Frank Hawkins Underhill, OC FRSC (November 26, 1889 – September 16, 1971) was a Canadian journalist, essayist, historian, social critic and political thinker.
Frank Underhill, born in Stouffville, Ontario, was educated at the University of Toronto and the University of Oxford where he was a member of the Fabian Society. He was influenced by social and political critics such as Bernard Shaw and Goldwin Smith. He taught history at the University of Saskatchewan from 1914 until 1927 with a long interruption during World War I during which he served as an officer in the Hertfordshire Regiment of the British Army on the Western Front. He also taught from 1927 until 1955 at the University of Toronto. He left the University of Toronto due to a dispute with the administration and later joined the faculty at Carleton University.
During the Great Depression, Underhill joined several other left wing academics in forming the League for Social Reconstruction.

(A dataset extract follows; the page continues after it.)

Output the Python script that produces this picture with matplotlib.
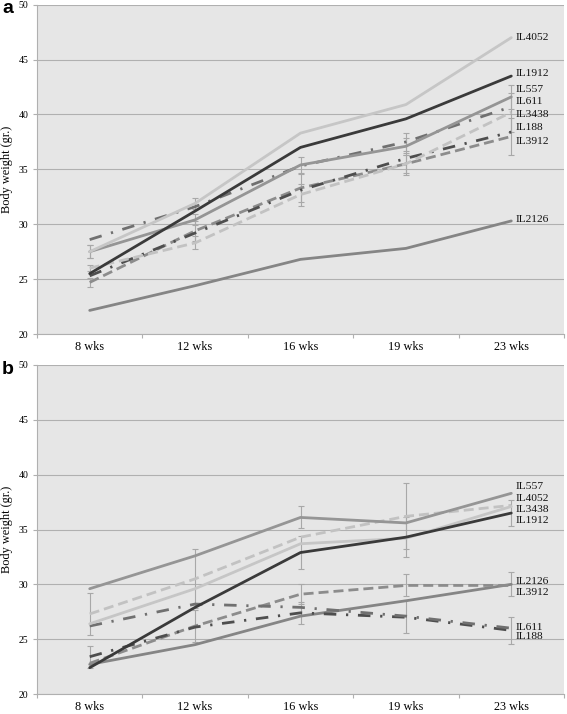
import matplotlib
matplotlib.use("Agg")
import matplotlib.pyplot as plt
import numpy as np

weeks = ["8 wks", "12 wks", "16 wks", "19 wks", "23 wks"]
lines_order = ["IL4052", "IL1912", "IL557", "IL611", "IL3438", "IL188", "IL3912", "IL2126"]

# Panel a values
a_IL4052 = [27.5, 31.9, 38.3, 40.9, 47.0]
a_IL1912 = [25.5, 31.2, 37.0, 39.6, 43.5]
a_IL557 = [27.5, 30.4, 35.4, 37.1, 41.6]
a_IL611 = [28.6, 31.6, 35.3, 37.5, 40.7]
a_IL3438 = [26.0, 28.3, 32.7, 35.5, 40.2]
a_IL188 = [25.3, 29.2, 33.1, 36.0, 38.4]
a_IL3912 = [24.7, 29.4, 33.3, 35.5, 38.0]
a_IL2126 = [22.15, 24.4, 26.8, 27.8, 30.3]

# Panel a error bars
a_err_IL4052 = [0.6, 0.5, 0, 0, 0]
a_err_IL557 = [0.6, 0.5, 0.7, 0.8, 1.1]
a_err_IL611 = [0, 0, 0, 0.8, 0]
a_err_IL3438 = [0.3, 0.6, 1.0, 0.8, 1.8]
a_err_IL3912 = [0.4, 0.9, 1.3, 1.0, 1.7]

# Panel b values
b_IL557 = [29.6, 32.6, 36.1, 35.6, 38.3]
b_IL4052 = [26.4, 29.6, 33.7, 34.2, 37.1]
b_IL3438 = [27.3, 30.5, 34.3, 36.2, 37.2]
b_IL1912 = [22.4, 27.9, 32.9, 34.3, 36.5]
b_IL2126 = [22.7, 24.5, 27.1, 28.5, 30.0]
b_IL3912 = [22.8, 26.2, 29.1, 29.9, 29.9]
b_IL611 = [26.2, 28.2, 27.9, 27.1, 26.0]
b_IL188 = [23.4, 26.1, 27.4, 27.0, 25.8]

# Panel b error bars
b_err_IL557 = [0, 0, 1.0, 0, 0]
b_err_IL3438 = [1.9, 2.7, 0, 3.0, 0]
b_err_IL1912 = [0, 0, 1.5, 1.8, 1.2]
b_err_IL188 = [1.0, 0, 1.0, 0, 1.2]
b_err_IL3912 = [0, 1.5, 0.9, 1.0, 0]
b_err_IL611 = [0, 0, 0, 1.5, 0]
b_err_IL2126 = [0, 0, 0, 0, 1.1]

# end-label positions
a_label_y = {"IL4052": 47.0, "IL1912": 43.7, "IL557": 42.3, "IL611": 41.2,
             "IL3438": 40.0, "IL188": 38.8, "IL3912": 37.5, "IL2126": 30.4}
b_label_y = {"IL557": 38.9, "IL4052": 37.8, "IL3438": 36.85, "IL1912": 35.8,
             "IL2126": 30.3, "IL3912": 29.3, "IL611": 26.1, "IL188": 25.2}

dash = (0, (3.6, 1.8))
dashdot = (0, (4.5, 3.5, 0.8, 3.5))
styles = {
    "IL4052": ("#c6c6c6", "-"),
    "IL1912": ("#3a3a3a", "-"),
    "IL557": ("#959595", "-"),
    "IL611": ("#707070", dashdot),
    "IL3438": ("#c2c2c2", dash),
    "IL188": ("#4e4e4e", dashdot),
    "IL3912": ("#8c8c8c", dash),
    "IL2126": ("#858585", "-"),
}

panel_a = {"IL4052": a_IL4052, "IL1912": a_IL1912, "IL557": a_IL557, "IL611": a_IL611,
           "IL3438": a_IL3438, "IL188": a_IL188, "IL3912": a_IL3912, "IL2126": a_IL2126}
panel_a_err = {"IL4052": a_err_IL4052, "IL557": a_err_IL557, "IL611": a_err_IL611,
               "IL3438": a_err_IL3438, "IL3912": a_err_IL3912}
panel_b = {"IL557": b_IL557, "IL4052": b_IL4052, "IL3438": b_IL3438, "IL1912": b_IL1912,
           "IL2126": b_IL2126, "IL3912": b_IL3912, "IL611": b_IL611, "IL188": b_IL188}
panel_b_err = {"IL557": b_err_IL557, "IL3438": b_err_IL3438, "IL1912": b_err_IL1912,
               "IL188": b_err_IL188, "IL3912": b_err_IL3912, "IL611": b_err_IL611,
               "IL2126": b_err_IL2126}

serif = "Liberation Serif"
W, H = 567, 714
fig = plt.figure(figsize=(W / 100, H / 100), dpi=100)
fig.patch.set_facecolor("white")

def make_panel(top_px, bottom_px, data, errs, label_y, letter):
    left_px, right_px = 37, 564
    ax = fig.add_axes([left_px / W, 1 - bottom_px / H, (right_px - left_px) / W,
                       (bottom_px - top_px) / H])
    ax.set_facecolor("#e6e6e6")
    x = np.arange(len(weeks))
    draw_order = ["IL2126", "IL3912", "IL188", "IL3438", "IL611", "IL557", "IL4052", "IL1912"]
    for name in draw_order:
        vals = data[name]
        col, ls = styles[name]
        ax.plot(x, vals, color=col, linestyle=ls, linewidth=2.0, zorder=3,
                solid_capstyle="round", dash_capstyle="butt")
    for name, e in errs.items():
        vals = np.array(data[name])
        e = np.array(e, dtype=float)
        m = e > 0
        ax.errorbar(x[m], vals[m], yerr=e[m], fmt="none", ecolor="#a8a8a8",
                    elinewidth=0.8, capsize=2, capthick=0.8, zorder=2)
    for name, ly in label_y.items():
        ax.annotate(name, xy=(4, ly), xytext=(3, 0), textcoords="offset points",
                    va="center", ha="left", fontsize=8.2, family=serif, color="#111111",
                    annotation_clip=False, zorder=5)
    ax.set_xlim(-0.5, 4.5)
    ax.set_ylim(20, 50)
    ax.set_yticks([20, 25, 30, 35, 40, 45, 50])
    ax.set_xticks(x)
    ax.set_xticklabels(weeks, family=serif, fontsize=8.8)
    ax.set_xticks(np.arange(-0.5, 5.0, 1.0), minor=True)
    ax.tick_params(axis="x", which="major", length=0, pad=5)
    ax.tick_params(axis="x", which="minor", length=3, color="#b0b0b0", width=0.8)
    ax.tick_params(axis="y", length=3, color="#b0b0b0", width=0.8, pad=3, labelsize=7)
    for t in ax.get_yticklabels():
        t.set_family(serif)
    ax.grid(axis="y", color="#b0b0b0", linewidth=0.8, zorder=1)
    ax.set_axisbelow(True)
    for s in ["top", "right"]:
        ax.spines[s].set_visible(False)
    for s in ["left", "bottom"]:
        ax.spines[s].set_color("#b0b0b0")
        ax.spines[s].set_linewidth(0.8)
    ax.set_ylabel("Body weight (gr.)", family=serif, fontsize=8.8, labelpad=4)
    fig.text(2 / W, 1 - (top_px + 4) / H, letter, fontsize=14, fontweight="bold",
             family="Liberation Sans", va="center", ha="left")
    return ax

make_panel(4.7, 334, panel_a, panel_a_err, a_label_y, "a")
make_panel(365, 694, panel_b, panel_b_err, b_label_y, "b")

fig.savefig("out.png", dpi=100)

He was also a founder of the Co-operative Commonwealth Federation and helped write its Regina Manifesto in 1933. He joined the editorial staff of the leftist Canadian Forum in 1927 where he wrote a column of political commentary called "O Canada" from 1929 on and served for a time as chair of that journal's editorial board. Despite these progressive leanings, Underhill had a conservative view of the historical profession and impeded the careers of several women historians.